Google Bard is now available for everyone to use. How does it work?

Bard will be ‘more widely available to the public in the coming weeks,’ Google boss Sundar Pichai says  (Google)
Bard will be ‘more widely available to the public in the coming weeks,’ Google boss Sundar Pichai says (Google)

Google has announced Bard, its upcoming chatbot and rival to the headline-grabbing ChatGPT, and the service is now available for people to try out in 180 countries around the world.

If you’re not a big tech nerd, a pertinent question might not be whether Bard is going to cause the AI apocalypse or kill off your favourite author’s career. It’s Google Bard: why should I care?

Here, we get to the bottom of that with quick and breezy answers to a few other questions about Google Bard. And, no, none of these was written by an AI.

What is Google Bard?

Google Bard is the chatbot from Alphabet/Google we’ve been hearing about ever since the public caught wind of the AI chatbot trend. That was largely brought about by ChatGPT, which launched in November 2022. It’s powered by a slimmed-down version of Google’s LaMDA tech.

The service is also available in Japanese and Korean. Google says it is on track to support 40 more languages soon.

Google says it wants users to provide feedback on how the service works for them.

How do you use Google Bard?

Bard looks quite similar to Google’s browser, and that of Google Assistant on phones and smart displays. That means a plain white text entry box, and answers are spewed out below, a bit like ChatGPT. It looks rather dull and simple, in other words.

In the demo, there is a plain white text entry box and answers are spewed out, a bit like ChatGPT (Google)
In the demo, there is a plain white text entry box and answers are spewed out, a bit like ChatGPT (Google)

Google CEO Pichai describes Bard as an “experimental conversational AI service”. The demo of it in action sees someone ask Bard the findings of the James Webb telescope they can tell their 9-year-old child about.

This is something you might type into an ordinary search engine, probably minus the “9-year-old” bit. But Bard will offer up the information directly rather than, for example, showing you website links on the subject.

Those who have used one of Google smart speakers will have experienced some of this effect already. Bard takes it to the next level by attempting to simulate a conversation, rather than using these smarts as a limited veneer that will eventually just spit out a load of web links.
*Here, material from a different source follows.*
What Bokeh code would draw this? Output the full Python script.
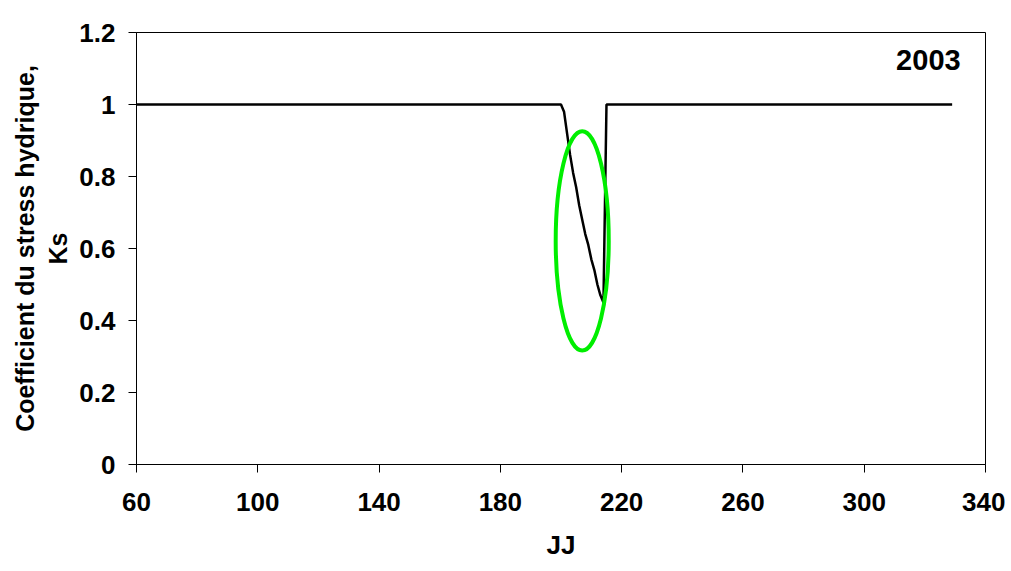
from bokeh.plotting import figure
from bokeh.models import Range1d, FixedTicker, CustomJSTickFormatter, Label
from bokeh.embed import file_html
from bokeh.resources import INLINE

# Data
days = [60, 200, 201, 202, 203, 204, 205, 206, 207, 208, 209, 210, 211, 212, 213, 214, 215, 329]
ks = [1.0, 1.0, 0.98, 0.92, 0.86, 0.81, 0.77, 0.72, 0.68, 0.64, 0.61, 0.57, 0.54, 0.50, 0.47, 0.45, 1.0, 1.0]
x_ticks = [60, 100, 140, 180, 220, 260, 300, 340]
y_ticks = [0, 0.2, 0.4, 0.6, 0.8, 1, 1.2]
ellipse_center = (207.0, 0.621)
ellipse_size = (17.5, 0.609)
year_label = "2003"
x_title = "JJ"
y_title = "Coefficient du stress hydrique,\nKs"

FONT = "'Liberation Sans Narrow', 'Liberation Sans', Arial, sans-serif"

p = figure(width=1005, height=563, output_backend="svg", toolbar_location=None,
           x_range=Range1d(60, 340), y_range=Range1d(0, 1.2),
           min_border_left=136, min_border_right=20, min_border_top=32, min_border_bottom=99)
p.grid.visible = False
p.outline_line_color = "black"
p.outline_line_width = 1
p.background_fill_color = "white"
p.border_fill_color = "white"

p.line(days, ks, line_color="black", line_width=2.5)
p.ellipse(x=[ellipse_center[0]], y=[ellipse_center[1]], width=ellipse_size[0], height=ellipse_size[1],
          fill_color=None, line_color="#00ee00", line_width=4)

fmt = CustomJSTickFormatter(code="return tick.toString();")
p.xaxis.ticker = FixedTicker(ticks=x_ticks)
p.yaxis.ticker = FixedTicker(ticks=y_ticks)
p.xaxis.formatter = fmt
p.yaxis.formatter = fmt
for ax in (p.xaxis, p.yaxis):
    ax.axis_line_color = "black"
    ax.major_tick_line_color = "black"
    ax.major_tick_in = 0
    ax.major_tick_out = 8
    ax.minor_tick_line_color = None
    ax.major_label_text_font = FONT
    ax.major_label_text_font_style = "bold"
    ax.major_label_text_font_size = "26px"
    ax.major_label_text_color = "black"
    ax.axis_label_text_font = FONT
    ax.axis_label_text_font_style = "bold"
    ax.axis_label_text_color = "black"
p.xaxis.major_label_standoff = 20
p.yaxis.major_label_standoff = 13
p.xaxis.axis_label = x_title
p.xaxis.axis_label_text_font_size = "26px"
p.xaxis.axis_label_standoff = 16
p.yaxis.axis_label = y_title
p.yaxis.axis_label_text_font_size = "25px"
p.yaxis.axis_label_standoff = 4

p.add_layout(Label(x=331.8, y=1.125, text=year_label, text_align="right", text_baseline="middle",
                   text_font=FONT, text_font_style="bold", text_font_size="29px", text_color="black"))

open("out.html", "w").write(file_html(p, INLINE))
Google is introducing new features from next week, which include source citations, so you can see where Bard got its information from; a dark mode that’s easier on the eyes; and an “export” button so people can easily move Bard’s responses to Gmail and Google Docs.

How is Google Bard different to ChatGPT?

We currently can’t outline all the fundamental differences between ChatGPT and Bard. Here’s the most important one, however. Bard is made by Google. ChatGPT is made by OpenAI.

OpenAI was founded in 2015 by a bunch of tech luminaries including Sam Altman, Elon Musk, and Peter Thiel. However, the big recent news is that OpenAI has partnered with Microsoft as part of a “multiyear”, “multibillion-dollar” plan.

Bard versus OpenAI (and chatGPT) is effectively Google versus Microsoft.

What are these AI chatbots for?

From our perspective, as users of tech, these chatbots will become the way we explore the internet. And when merged with the smart assistant tech we’ve been getting to grips with over the last decade, they will also help you to organise your life.

From search engine to smart assistant to AI conversation tech, we’re getting closer to the disembodied voice computer characters seen in sci-fi films.

The question is whether we’re going to get a sort of Star Trek-style tech utopia, or something a little more… crunchy.

What are the dangers of bots such as Google Bard?

ChatGPT has already brought up lots of issues since 2022. Schools and exam boards are worried about students using AI platforms to cheat and do their work for them.

Current-generation AI chatbots are very prone to just making stuff up, too, which has been called a “hallucination”. Much like talking to a confident know-it-all down the pub, ChatGPT will often just fill gaps with fabricated nonsense that — at times — is the polar opposite of the actual truth. But when relayed with confidence, it can still sound persuasive.

This makes AI chatbots potential spreaders of misinformation and disinformation.

They also raise similar ethical questions as those posed by AI image creation tech. What happens when these AI tools mean the source of information never gets any credit any more?

Picture an interview with your favourite author, published on a website that makes money through display ads, through a newsletter and perhaps through a premium subscription that unlocks full access to the site. While a search engine will direct you to this website, an AI chatbot can just pilfer the information and show you it.

While the user experience is neat, it has the potential to ruin revenue streams for entire industries, starving the very sources AI chatbots thrive off.

All AI models are also susceptible to significant bias. One typical example was highlighted in December 2022, where ChatGPT decided a “good scientist” should be white or Asian and male.